Mediterranean Crossroad
edited by Jacopo Anderlini and Enrico Fravega


Rubber dinghies, landings, patrol boats, NGOs, boatmen... the spectacularisation of borders that we have experienced in our daily lives for years only tells part of the story. The dominant political-media narratives represent the Mediterranean as a 'natural' barrier dividing distant areas both geographically and socially. The Mediterranean, however, historically is a space of encounter and contamination, as this "field" work conducted on board of the Tanimar by a group of social scientists testifies, giving voice and legitimacy to all those who cross the sea: migrants, fishermen, sailors, coastguards, islanders, officials of European agencies. By applying sociological methodologies as public practice, this research proposes to rethink the Mediterranean's "water frontier". In doing so, the sea is no longer a border arbitrarily traced on a map, but rather becomes, once again, a common space inhabited by a plurality of social actors. It is them who constantly call it into question and are already prefiguring post-national futures capable of going beyond state control of mobility.

JACOPO ANDERLINI
(PhD) is a Research Fellow in Sociology of Cultural and Communicative Processes at the University of Parma.
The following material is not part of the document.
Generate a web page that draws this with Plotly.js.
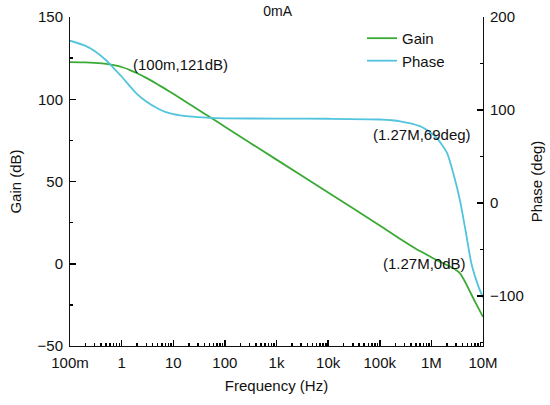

He has studied the transformations of the European border regime in the Mediterranean and at internal borders for many years. In particular, Anderlini deals with border studies, refugee studies and critical technology theory.

ENRICO FRAVEGA
(PhD) is a Research Fellow and contract Lecturer in Sociology of Cultural and Communicative Processes at the University of Genoa. In his research work he has explored the links between migration, housing conditions and temporality.